I hunker into the cave for a while, and it does retain a calm and peaceful atmosphere here, away from the crowds of people who are visiting some of the more popular parts of the edge. The water that bubbles up through the stone is drinkable (so long as you take it from the source and not the somewhat stagnant water trough!) and cupping my hands beneath the leaf I take a swig of the fresh and slightly coppery water.
Although not an ancient site as such, the water must have risen through this limestone outcrop for thousands of years, and as such must have been a special place in the area for the ancestors. Now it’s one of the nicest spots on Alderley Edge and well worth a visit (ho ho!)
Lower down the Hill, just below the Beacon, is a Spring of very clear Sweet Water, that issues pretty plentifully out of the Rock, called the Holy Well, which, no doubt, in times of Superstition, had its Virtues, which are now unknown, though many young people, in the Summer time, resort to it in parties, and regale themselves with this water, which is still supposed to have a prolific quality in it.
There are at least nine wells at different parts of the Edge, the more conspicuous being the Wizard Well and the Holy Well.
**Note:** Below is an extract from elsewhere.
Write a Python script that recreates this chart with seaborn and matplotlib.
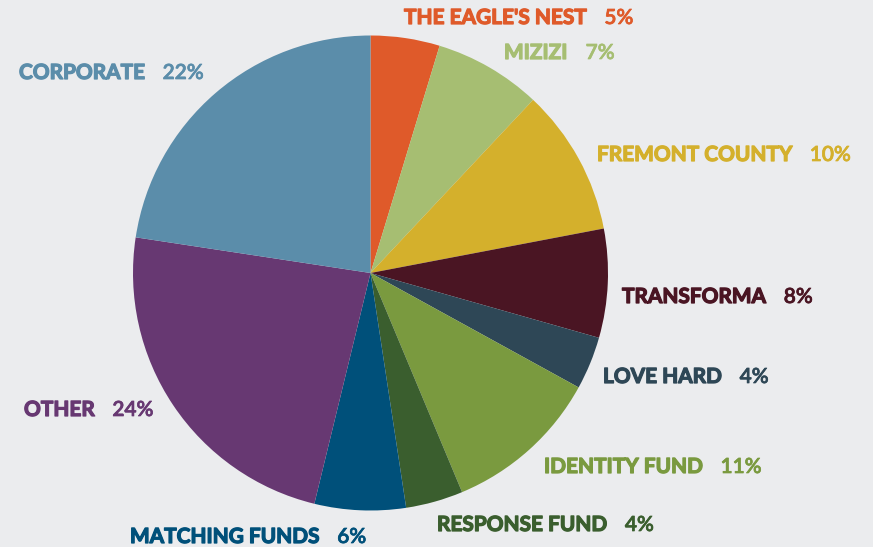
import matplotlib
matplotlib.use("Agg")
import matplotlib.pyplot as plt
import matplotlib.patheffects as pe
import seaborn as sns

# data (slice sizes; labels show the rounded figures)
names = ["THE EAGLE'S NEST", "MIZIZI", "FREMONT COUNTY", "TRANSFORMA", "LOVE HARD",
         "IDENTITY FUND", "RESPONSE FUND", "MATCHING FUNDS", "OTHER", "CORPORATE"]
shares = [4.7, 7.3, 10.0, 7.4, 3.6, 10.7, 3.9, 6.2, 23.6, 22.6]
pct_labels = [5, 7, 10, 8, 4, 11, 4, 6, 24, 22]
colors = ["#DF5A2A", "#A6BE72", "#D4B02C", "#4A1523", "#2E4756",
          "#7A9A3F", "#3A5E2E", "#00507A", "#673872", "#5B8DAA"]
# label anchor (left x, centre y) in pixels from top-left
label_pos = [(404, 18), (504, 53), (597, 155), (622, 297), (603, 377),
             (544, 467), (437, 525), (130, 537), (24, 410), (19, 73)]

bg = "#EBECEE"
sns.set_theme(style="white")
plt.rcParams['font.family'] = ['Lato', 'DejaVu Sans']

W, H = 873, 547
fig = plt.figure(figsize=(W / 100, H / 100), dpi=100, facecolor=bg)
ax = fig.add_axes([0, 0, 1, 1])
ax.set_facecolor(bg)

ax.pie(shares, colors=colors, startangle=90, counterclock=False,
       center=(370.5, H - 273), radius=237.5, wedgeprops=dict(linewidth=0),
       frame=True)
ax.set_xlim(0, W)
ax.set_ylim(0, H)
ax.set_aspect('equal')
ax.axis('off')

fig.canvas.draw()
renderer = fig.canvas.get_renderer()
for name, pct, col, (x, y) in zip(names, pct_labels, colors, label_pos):
    t = ax.text(x, H - y, name, color=col, fontsize=15, fontweight='bold',
                ha='left', va='center',
                path_effects=[pe.withStroke(linewidth=0.9, foreground=col)])
    bb = t.get_window_extent(renderer=renderer)
    ax.text(bb.x1 + 18, H - y, f"{pct}%", color=col, fontsize=15,
            fontweight='semibold', ha='left', va='center',
            path_effects=[pe.withStroke(linewidth=0.5, foreground=col)])

fig.savefig("out.png", dpi=100, facecolor=bg)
These, and especially the latter, were in ancient times connected with well-worship, and propitiatory offerings were made by people to the presiding deities, and also were frequently resorted to in Christian times, but doubtless the cult was observed here in much earlier days.
Their healing powers were considered to be unfailing; the barren, the blind, the lame, and bodily-afflicted constantly made their way thither; maidens whispered their vows and prayers over them, their lovers and their future lives being their theme. Crooked silver coins were dropped into the well, but these have been cleared out long ago.
At the present time the devotees are satisfied, in their economical habit, to offer mere pins and hairpins; the custom is not dead yet, for some of the immersed pins are still quite uncorroded and bright. Some of the sex deposit the pins in their straight and original form, others bend them only at right angle, and as many again seem to consider the charm alone to act effectively when carefully and conscientiously doubled up. Maidens of a more superficial cast just give the slightest twist to the object.
To judge from the state of corrosion, and the old-fashioned thick, globular heads, some of these pins must have been in the well for at least sixty years. We have brought three cases to show the various forms into which the visitors have tortured the pins, and classified them into groups. There are occasionally to be seen also a few white pebbles in the two wells.
From Recent archaeological discoveries at Alderley Edge by C Roeder and F S Graves, in the Transactions of the Lancashire and Cheshire Antiquarian Society for 1905 (v23). I seem to remember that Alan Garner said he got his pocket-money from (the Wizard's?) well when he was a child.